• Exercise description: Of the lines below, count those containing the word "this". Reply with the number alone.

• Material to process:
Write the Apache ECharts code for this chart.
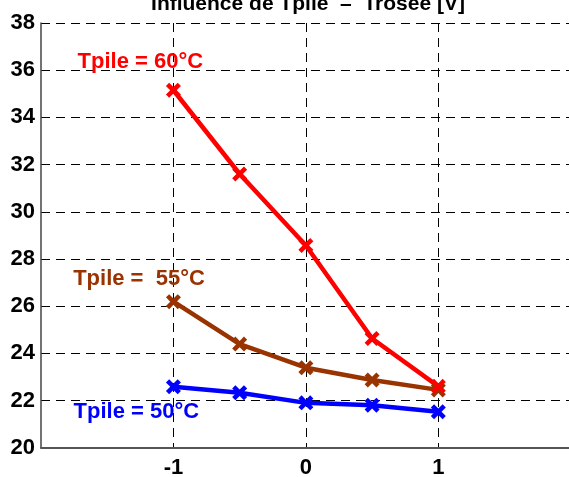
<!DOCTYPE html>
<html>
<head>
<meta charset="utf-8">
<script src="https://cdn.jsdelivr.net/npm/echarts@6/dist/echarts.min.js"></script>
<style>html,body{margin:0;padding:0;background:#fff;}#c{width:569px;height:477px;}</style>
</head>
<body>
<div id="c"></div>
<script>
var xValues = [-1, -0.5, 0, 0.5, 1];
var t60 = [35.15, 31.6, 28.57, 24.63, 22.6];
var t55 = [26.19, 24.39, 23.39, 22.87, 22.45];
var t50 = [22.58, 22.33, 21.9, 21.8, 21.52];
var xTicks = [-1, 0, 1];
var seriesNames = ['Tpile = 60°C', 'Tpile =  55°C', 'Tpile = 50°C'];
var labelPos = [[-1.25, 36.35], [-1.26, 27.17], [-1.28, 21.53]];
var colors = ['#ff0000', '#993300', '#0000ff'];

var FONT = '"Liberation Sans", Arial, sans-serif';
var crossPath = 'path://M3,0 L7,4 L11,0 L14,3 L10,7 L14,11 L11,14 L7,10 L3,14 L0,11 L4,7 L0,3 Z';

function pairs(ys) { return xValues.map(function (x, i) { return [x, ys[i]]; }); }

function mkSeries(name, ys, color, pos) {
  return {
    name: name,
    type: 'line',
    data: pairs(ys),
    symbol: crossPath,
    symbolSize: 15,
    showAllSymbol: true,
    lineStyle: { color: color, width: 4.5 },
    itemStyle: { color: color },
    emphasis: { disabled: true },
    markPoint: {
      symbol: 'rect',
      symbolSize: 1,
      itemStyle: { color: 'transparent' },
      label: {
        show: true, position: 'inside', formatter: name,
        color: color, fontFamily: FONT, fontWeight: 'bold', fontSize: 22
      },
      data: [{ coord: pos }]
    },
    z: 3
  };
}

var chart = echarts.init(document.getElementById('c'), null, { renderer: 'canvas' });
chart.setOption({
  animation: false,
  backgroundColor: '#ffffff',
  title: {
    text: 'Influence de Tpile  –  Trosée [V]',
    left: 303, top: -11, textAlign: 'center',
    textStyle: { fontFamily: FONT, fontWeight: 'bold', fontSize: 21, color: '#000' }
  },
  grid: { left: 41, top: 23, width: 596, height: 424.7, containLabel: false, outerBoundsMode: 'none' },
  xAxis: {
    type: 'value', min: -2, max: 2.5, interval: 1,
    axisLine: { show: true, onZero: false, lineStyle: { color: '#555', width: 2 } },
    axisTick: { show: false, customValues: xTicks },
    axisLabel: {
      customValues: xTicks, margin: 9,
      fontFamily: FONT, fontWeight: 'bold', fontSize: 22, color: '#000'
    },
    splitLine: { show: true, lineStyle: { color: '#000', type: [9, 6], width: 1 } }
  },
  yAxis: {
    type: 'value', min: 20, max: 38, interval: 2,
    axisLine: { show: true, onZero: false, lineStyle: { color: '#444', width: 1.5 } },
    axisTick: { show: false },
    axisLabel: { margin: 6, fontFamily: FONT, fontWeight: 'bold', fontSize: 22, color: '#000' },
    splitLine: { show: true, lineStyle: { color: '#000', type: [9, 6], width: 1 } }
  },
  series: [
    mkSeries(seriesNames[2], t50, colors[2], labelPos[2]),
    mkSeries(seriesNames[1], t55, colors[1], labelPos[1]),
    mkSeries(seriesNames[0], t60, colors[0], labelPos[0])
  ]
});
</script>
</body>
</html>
...
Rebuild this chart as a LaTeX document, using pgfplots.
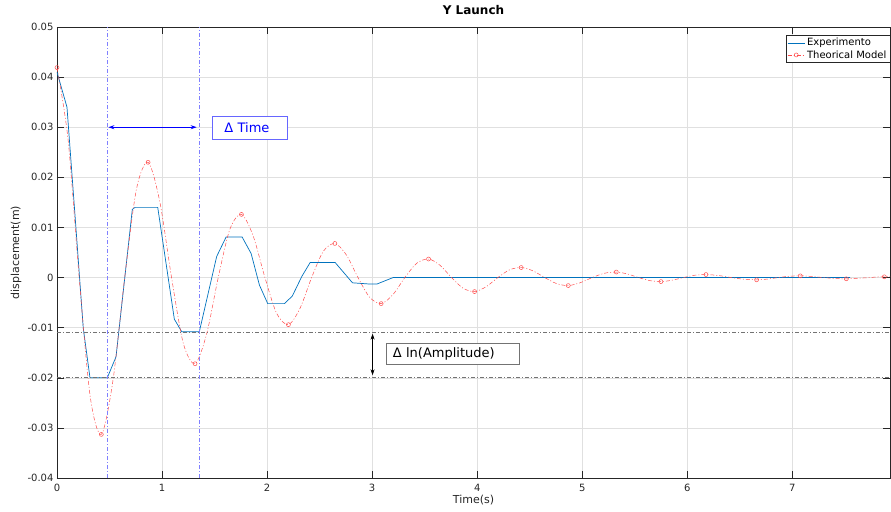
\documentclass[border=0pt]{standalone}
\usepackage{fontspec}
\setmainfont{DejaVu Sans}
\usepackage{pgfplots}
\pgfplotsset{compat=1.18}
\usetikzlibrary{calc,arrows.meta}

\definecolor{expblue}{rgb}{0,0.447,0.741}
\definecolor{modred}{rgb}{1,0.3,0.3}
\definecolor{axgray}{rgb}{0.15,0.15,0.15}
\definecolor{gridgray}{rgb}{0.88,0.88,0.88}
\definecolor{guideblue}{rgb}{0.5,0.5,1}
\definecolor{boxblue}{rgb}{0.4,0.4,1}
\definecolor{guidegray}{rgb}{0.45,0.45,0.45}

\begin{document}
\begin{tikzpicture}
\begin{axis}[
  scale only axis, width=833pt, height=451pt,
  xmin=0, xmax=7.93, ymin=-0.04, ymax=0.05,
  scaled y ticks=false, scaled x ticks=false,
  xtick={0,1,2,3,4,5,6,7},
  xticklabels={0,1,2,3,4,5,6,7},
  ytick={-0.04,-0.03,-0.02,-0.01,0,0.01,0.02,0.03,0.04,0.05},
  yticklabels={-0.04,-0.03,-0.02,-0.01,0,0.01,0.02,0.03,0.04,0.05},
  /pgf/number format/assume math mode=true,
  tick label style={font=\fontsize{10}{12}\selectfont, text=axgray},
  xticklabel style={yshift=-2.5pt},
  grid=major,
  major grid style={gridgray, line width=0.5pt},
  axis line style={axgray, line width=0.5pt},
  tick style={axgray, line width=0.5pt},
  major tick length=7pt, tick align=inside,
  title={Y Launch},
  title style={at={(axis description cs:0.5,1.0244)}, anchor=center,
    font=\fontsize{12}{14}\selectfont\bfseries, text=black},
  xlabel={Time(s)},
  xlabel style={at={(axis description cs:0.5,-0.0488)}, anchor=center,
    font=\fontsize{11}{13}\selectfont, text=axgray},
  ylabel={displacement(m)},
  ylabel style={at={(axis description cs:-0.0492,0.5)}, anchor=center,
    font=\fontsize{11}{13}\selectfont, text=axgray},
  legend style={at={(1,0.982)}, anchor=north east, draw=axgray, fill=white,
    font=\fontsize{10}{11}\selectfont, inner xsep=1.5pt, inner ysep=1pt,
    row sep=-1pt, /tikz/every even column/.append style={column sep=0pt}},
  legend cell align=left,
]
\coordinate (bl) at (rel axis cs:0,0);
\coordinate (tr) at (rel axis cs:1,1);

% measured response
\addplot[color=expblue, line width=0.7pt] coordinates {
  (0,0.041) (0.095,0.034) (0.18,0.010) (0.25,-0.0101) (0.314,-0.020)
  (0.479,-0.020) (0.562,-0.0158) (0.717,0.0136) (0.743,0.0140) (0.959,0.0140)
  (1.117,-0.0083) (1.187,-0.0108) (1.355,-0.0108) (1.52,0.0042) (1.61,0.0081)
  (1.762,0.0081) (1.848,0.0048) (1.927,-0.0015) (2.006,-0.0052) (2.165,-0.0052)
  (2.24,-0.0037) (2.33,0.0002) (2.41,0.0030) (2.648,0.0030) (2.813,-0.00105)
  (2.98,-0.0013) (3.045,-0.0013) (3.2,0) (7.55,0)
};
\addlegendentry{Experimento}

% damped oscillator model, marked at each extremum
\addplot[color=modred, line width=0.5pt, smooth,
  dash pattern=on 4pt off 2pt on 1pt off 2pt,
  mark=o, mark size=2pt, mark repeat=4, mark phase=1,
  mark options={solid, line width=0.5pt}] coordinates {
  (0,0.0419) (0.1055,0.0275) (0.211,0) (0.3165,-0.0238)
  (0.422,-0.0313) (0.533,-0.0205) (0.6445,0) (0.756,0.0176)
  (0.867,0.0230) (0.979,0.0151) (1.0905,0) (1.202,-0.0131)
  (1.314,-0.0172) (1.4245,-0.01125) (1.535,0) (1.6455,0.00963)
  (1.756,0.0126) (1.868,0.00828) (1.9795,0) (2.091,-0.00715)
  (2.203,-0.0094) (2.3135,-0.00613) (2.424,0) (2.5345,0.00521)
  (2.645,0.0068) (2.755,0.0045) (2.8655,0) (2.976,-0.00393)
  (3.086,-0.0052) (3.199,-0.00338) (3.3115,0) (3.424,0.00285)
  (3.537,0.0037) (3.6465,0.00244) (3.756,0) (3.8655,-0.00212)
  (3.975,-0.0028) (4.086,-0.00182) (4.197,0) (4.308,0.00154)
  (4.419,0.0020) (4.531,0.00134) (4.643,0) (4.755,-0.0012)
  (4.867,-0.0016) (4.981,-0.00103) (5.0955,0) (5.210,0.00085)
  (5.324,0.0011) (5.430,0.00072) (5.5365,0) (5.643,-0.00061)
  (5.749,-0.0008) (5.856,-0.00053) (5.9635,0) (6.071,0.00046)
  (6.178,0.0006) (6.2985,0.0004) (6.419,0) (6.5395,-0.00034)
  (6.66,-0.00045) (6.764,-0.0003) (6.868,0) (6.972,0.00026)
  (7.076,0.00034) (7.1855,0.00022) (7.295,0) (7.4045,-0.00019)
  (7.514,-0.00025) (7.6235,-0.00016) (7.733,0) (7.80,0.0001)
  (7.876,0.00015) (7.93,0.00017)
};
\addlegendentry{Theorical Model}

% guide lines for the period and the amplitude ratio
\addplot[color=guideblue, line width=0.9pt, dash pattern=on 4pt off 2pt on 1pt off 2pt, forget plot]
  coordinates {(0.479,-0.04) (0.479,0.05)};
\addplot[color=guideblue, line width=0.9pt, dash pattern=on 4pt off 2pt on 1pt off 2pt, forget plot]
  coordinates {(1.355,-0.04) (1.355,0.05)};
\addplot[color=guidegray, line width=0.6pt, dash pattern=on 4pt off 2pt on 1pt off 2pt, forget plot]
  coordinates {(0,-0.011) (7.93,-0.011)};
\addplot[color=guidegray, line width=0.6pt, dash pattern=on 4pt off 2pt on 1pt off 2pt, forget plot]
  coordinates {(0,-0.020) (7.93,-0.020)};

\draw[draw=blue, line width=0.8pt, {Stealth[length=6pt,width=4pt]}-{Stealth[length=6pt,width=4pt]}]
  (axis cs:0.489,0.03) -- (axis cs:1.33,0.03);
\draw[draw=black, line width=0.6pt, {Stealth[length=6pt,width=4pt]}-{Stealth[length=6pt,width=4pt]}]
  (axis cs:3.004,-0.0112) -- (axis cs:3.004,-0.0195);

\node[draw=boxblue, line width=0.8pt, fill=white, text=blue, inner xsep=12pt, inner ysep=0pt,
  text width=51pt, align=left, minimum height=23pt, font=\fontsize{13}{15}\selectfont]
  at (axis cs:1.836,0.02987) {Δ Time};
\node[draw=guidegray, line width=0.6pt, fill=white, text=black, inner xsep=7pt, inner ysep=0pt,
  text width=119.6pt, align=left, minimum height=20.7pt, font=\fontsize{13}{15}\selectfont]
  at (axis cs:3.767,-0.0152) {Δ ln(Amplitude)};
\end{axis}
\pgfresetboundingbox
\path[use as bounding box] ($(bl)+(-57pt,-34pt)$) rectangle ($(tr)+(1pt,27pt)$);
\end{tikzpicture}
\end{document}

• Written solution: 2